What this task involves
From the listing below, pull out all lines with "chart" in them.

Given information
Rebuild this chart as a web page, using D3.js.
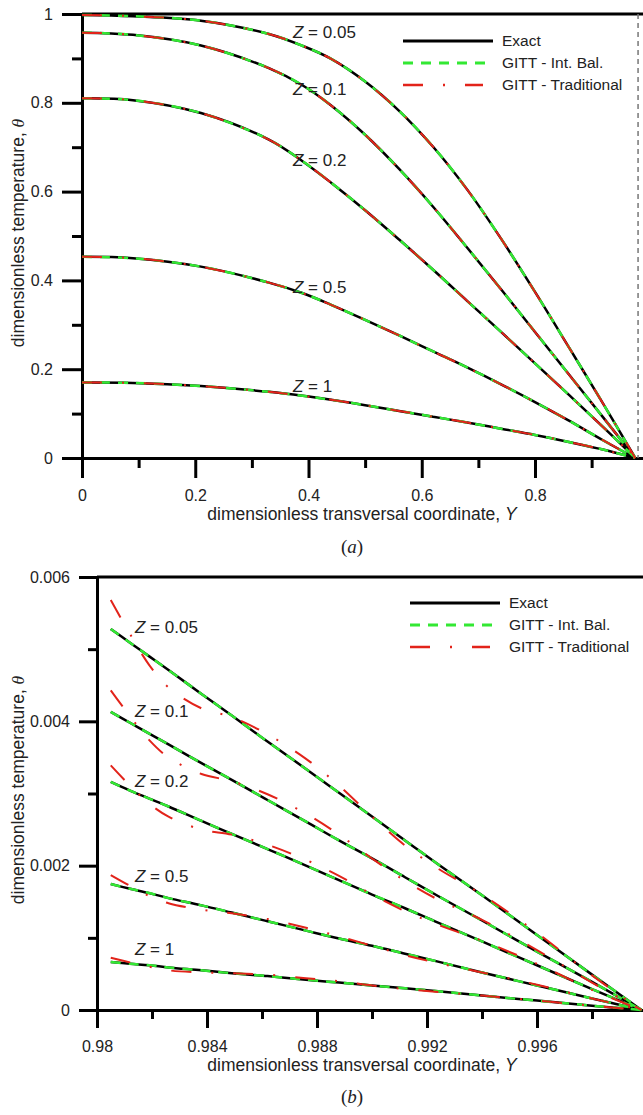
<!DOCTYPE html>
<html>
<head>
<meta charset="utf-8">
<script src="https://cdn.jsdelivr.net/npm/d3@7"></script>
<style>
    body { margin: 0; background: #fff; }
    text { font-family: "Liberation Sans", Arial, sans-serif; fill: #222; }
    .domain { stroke: #000; stroke-width: 3; }
    .tick line { stroke: #000; stroke-width: 3; }
    .tick text { font-size: 16px; }
</style>
</head>
<body>
<div id="chart"></div>
<script>
// Valores de Z de cada curva
const zLabels = ["0.05", "0.1", "0.2", "0.5", "1"]

// Panel (a): coordenada transversal Y y temperatura de cada curva
const topY = [0, 0.09, 0.21, 0.33, 0.39, 0.44, 0.50, 0.56, 0.62, 0.68, 0.74, 0.80, 0.86, 0.92, 0.977]
const topZ005 = [0.998, 0.995, 0.985, 0.955, 0.928, 0.899, 0.848, 0.782, 0.701, 0.605, 0.494, 0.374, 0.249, 0.123, 0]
const topZ01 = [0.958, 0.953, 0.929, 0.878, 0.839, 0.794, 0.728, 0.651, 0.566, 0.474, 0.380, 0.284, 0.188, 0.092, 0]
const topZ02 = [0.810, 0.806, 0.777, 0.717, 0.668, 0.620, 0.558, 0.492, 0.424, 0.354, 0.284, 0.213, 0.142, 0.070, 0]
const topZ05 = [0.453, 0.450, 0.431, 0.395, 0.371, 0.345, 0.311, 0.276, 0.240, 0.204, 0.166, 0.126, 0.084, 0.040, 0]
const topZ1 = [0.170, 0.169, 0.162, 0.149, 0.140, 0.131, 0.119, 0.106, 0.093, 0.080, 0.066, 0.052, 0.036, 0.019, 0]

// Panel (b): zoom cerca de la pared (theta x 1000)
const botY = [0.9805, 0.9812, 0.9819, 0.9826, 0.9838, 0.9849, 0.9862, 0.9876, 0.9888, 0.9900, 0.9912, 0.9924, 0.9940, 0.9960, 0.9980, 0.9998]
const botExactZ005 = [5.28, 5.09, 4.90, 4.71, 4.38, 4.08, 3.72, 3.34, 3.01, 2.68, 2.35, 2.02, 1.59, 1.04, 0.49, 0]
const botExactZ01 = [4.13, 3.98, 3.83, 3.68, 3.42, 3.19, 2.91, 2.61, 2.35, 2.10, 1.84, 1.58, 1.24, 0.81, 0.39, 0]
const botExactZ02 = [3.16, 3.04, 2.93, 2.82, 2.62, 2.44, 2.23, 2.00, 1.80, 1.60, 1.41, 1.21, 0.95, 0.62, 0.29, 0]
const botExactZ05 = [1.745, 1.68, 1.62, 1.55, 1.45, 1.35, 1.23, 1.10, 0.99, 0.89, 0.78, 0.67, 0.52, 0.34, 0.16, 0]
const botExactZ1 = [0.665, 0.64, 0.62, 0.59, 0.55, 0.51, 0.47, 0.42, 0.38, 0.34, 0.30, 0.26, 0.20, 0.13, 0.06, 0]
const botTradZ005 = [5.68, 5.21, 4.78, 4.47, 4.18, 4.06, 3.82, 3.48, 3.11, 2.68, 2.28, 1.96, 1.60, 1.07, 0.48, 0]
const botTradZ01 = [4.43, 4.07, 3.74, 3.50, 3.27, 3.17, 2.99, 2.72, 2.43, 2.10, 1.79, 1.53, 1.25, 0.83, 0.38, 0]
const botTradZ02 = [3.39, 3.11, 2.86, 2.68, 2.50, 2.43, 2.29, 2.08, 1.86, 1.60, 1.37, 1.18, 0.96, 0.64, 0.28, 0]
const botTradZ05 = [1.87, 1.72, 1.58, 1.48, 1.39, 1.34, 1.26, 1.14, 1.02, 0.89, 0.76, 0.65, 0.52, 0.35, 0.16, 0]
const botTradZ1 = [0.725, 0.66, 0.60, 0.55, 0.52, 0.51, 0.49, 0.44, 0.40, 0.34, 0.29, 0.25, 0.20, 0.13, 0.06, 0]

const legendNames = ["Exact", "GITT - Int. Bal.", "GITT - Traditional"]

const width = 643
const height = 1115

const svg = d3.select("#chart")
    .append("svg")
    .attr("width", width)
    .attr("height", height)
    .style("display", "block")

// Estilos de las tres series
const styles = [
    { color: "#000", dash: null, w: 2.5 },
    { color: "#33e833", dash: "10,8", w: 2.5 },
    { color: "#e2231a", dash: "20,20,2,20", w: 2 }
]

function drawPanel(p) {
    const g = svg.append("g")
    const x = d3.scaleLinear().domain(p.xDomain).range(p.xRange)
    const y = d3.scaleLinear().domain(p.yDomain).range(p.yRange)
    const x0 = p.xRange[0], yBase = p.yRange[0], yTop = p.yRange[1]

    // Marco superior
    g.append("line")
        .attr("x1", x0).attr("x2", width)
        .attr("y1", yTop).attr("y2", yTop)
        .attr("stroke", "#000").attr("stroke-width", 3)

    // Ejes con marcas menores
    g.append("g").attr("transform", `translate(0, ${yBase})`)
        .call(d3.axisBottom(x).tickValues(p.xMinor).tickSize(p.minor).tickSizeOuter(0).tickFormat(""))
        .select(".domain").remove()
    g.append("g").attr("transform", `translate(${x0}, 0)`)
        .call(d3.axisLeft(y).tickValues(p.yMinor).tickSize(p.minor).tickSizeOuter(0).tickFormat(""))
        .select(".domain").remove()
    g.append("g").attr("transform", `translate(0, ${yBase})`)
        .call(d3.axisBottom(x).tickValues(p.xTicks).tickSize(p.major).tickSizeOuter(0)
            .tickPadding(p.xPad).tickFormat(d => String(+d.toFixed(4))))
    g.append("g").attr("transform", `translate(${x0}, 0)`)
        .call(d3.axisLeft(y).tickValues(p.yTicks).tickSize(p.major).tickSizeOuter(0)
            .tickPadding(9).tickFormat(d => String(+d.toFixed(4))))

    // Líneas
    const line = d3.line()
        .x((d, i) => x(p.grid[i]))
        .y(d => y(d * p.scale))
        .curve(d3.curveCatmullRom.alpha(0.5))
    p.series.forEach((set, k) => {
        set.forEach(vals => {
            g.append("path")
                .datum(vals)
                .attr("fill", "none")
                .attr("stroke", styles[k].color)
                .attr("stroke-width", styles[k].w)
                .attr("stroke-dasharray", styles[k].dash)
                .attr("d", line)
        })
    })

    // Etiquetas Z
    zLabels.forEach((z, i) => {
        const t = g.append("text")
            .attr("x", p.zx).attr("y", p.zy[i])
            .style("font-size", "17px")
        t.append("tspan").style("font-style", "italic").text("Z")
        t.append("tspan").text(" = " + z)
    })

    // Leyenda
    legendNames.forEach((name, i) => {
        const ly = p.legY + i * 22
        g.append("line")
            .attr("x1", p.legX).attr("x2", p.legX + (i == 2 ? 80 : 90))
            .attr("y1", ly).attr("y2", ly)
            .attr("stroke", styles[i].color)
            .attr("stroke-width", styles[i].w + 0.5)
            .attr("stroke-dasharray", styles[i].dash)
        g.append("text")
            .attr("x", p.legX + 99).attr("y", ly + 5)
            .style("font-size", "15.5px")
            .text(name)
    })

    // Títulos de ejes
    const xt = g.append("text")
        .attr("x", 362).attr("y", p.xTitleY)
        .attr("text-anchor", "middle")
        .style("font-size", "17.5px")
    xt.append("tspan").text("dimensionless transversal coordinate, ")
    xt.append("tspan").style("font-style", "italic").text("Y")

    const yt = g.append("text")
        .attr("transform", `translate(24, ${p.yTitleY}) rotate(-90)`)
        .attr("text-anchor", "middle")
        .style("font-size", "17.5px")
    yt.append("tspan").text("dimensionless temperature, ")
    yt.append("tspan").style("font-style", "italic").style("font-family", "Liberation Serif, serif").text("θ")

    // (a) / (b)
    const cap = g.append("text")
        .attr("x", 352).attr("y", p.capY)
        .attr("text-anchor", "middle")
        .style("font-family", "Liberation Serif, serif")
        .style("font-size", "19px")
    cap.append("tspan").text("(")
    cap.append("tspan").style("font-style", "italic").text(p.cap)
    cap.append("tspan").text(")")

    return { x, y, g }
}

// Panel (a)
const panelA = drawPanel({
    xDomain: [0, 1], xRange: [82, 648.25],
    yDomain: [0, 1], yRange: [458, 14],
    xTicks: [0, 0.2, 0.4, 0.6, 0.8], xMinor: [0.1, 0.3, 0.5, 0.7, 0.9],
    yTicks: [0, 0.2, 0.4, 0.6, 0.8, 1], yMinor: [0.1, 0.3, 0.5, 0.7, 0.9],
    major: 20, minor: 10, xPad: 12,
    grid: topY, scale: 1,
    // en (a) las tres soluciones coinciden
    series: [
        [topZ005, topZ01, topZ02, topZ05, topZ1],
        [topZ005, topZ01, topZ02, topZ05, topZ1],
        [topZ005, topZ01, topZ02, topZ05, topZ1]
    ],
    zx: 293, zy: [38, 95, 166, 293, 392],
    legX: 403, legY: 41,
    xTitleY: 520, yTitleY: 233, capY: 553, cap: "a"
})

// Línea discontinua vertical del panel (a)
panelA.g.append("line")
    .attr("x1", panelA.x(0.982)).attr("x2", panelA.x(0.982))
    .attr("y1", 14).attr("y2", 458)
    .attr("stroke", "#777").attr("stroke-width", 1.5)
    .attr("stroke-dasharray", "5,4")

// Panel (b)
const panelB = drawPanel({
    xDomain: [0.98, 1], xRange: [97, 647],
    yDomain: [0, 0.006], yRange: [1010, 577],
    xTicks: [0.98, 0.984, 0.988, 0.992, 0.996], xMinor: [0.982, 0.986, 0.99, 0.994, 0.998],
    yTicks: [0, 0.002, 0.004, 0.006], yMinor: [0.001, 0.003, 0.005],
    major: 18, minor: 9, xPad: 13,
    grid: botY, scale: 0.001,
    series: [
        [botExactZ005, botExactZ01, botExactZ02, botExactZ05, botExactZ1],
        [botExactZ005, botExactZ01, botExactZ02, botExactZ05, botExactZ1],
        [botTradZ005, botTradZ01, botTradZ02, botTradZ05, botTradZ1]
    ],
    zx: 135, zy: [633, 717, 787, 882, 955],
    legX: 410, legY: 603,
    xTitleY: 1071, yTitleY: 790, capY: 1103, cap: "b"
})
</script>
</body>
</html>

Answer below
Rebuild this chart as a web page, using D3.js.
<div id="chart"></div>
const svg = d3.select("#chart")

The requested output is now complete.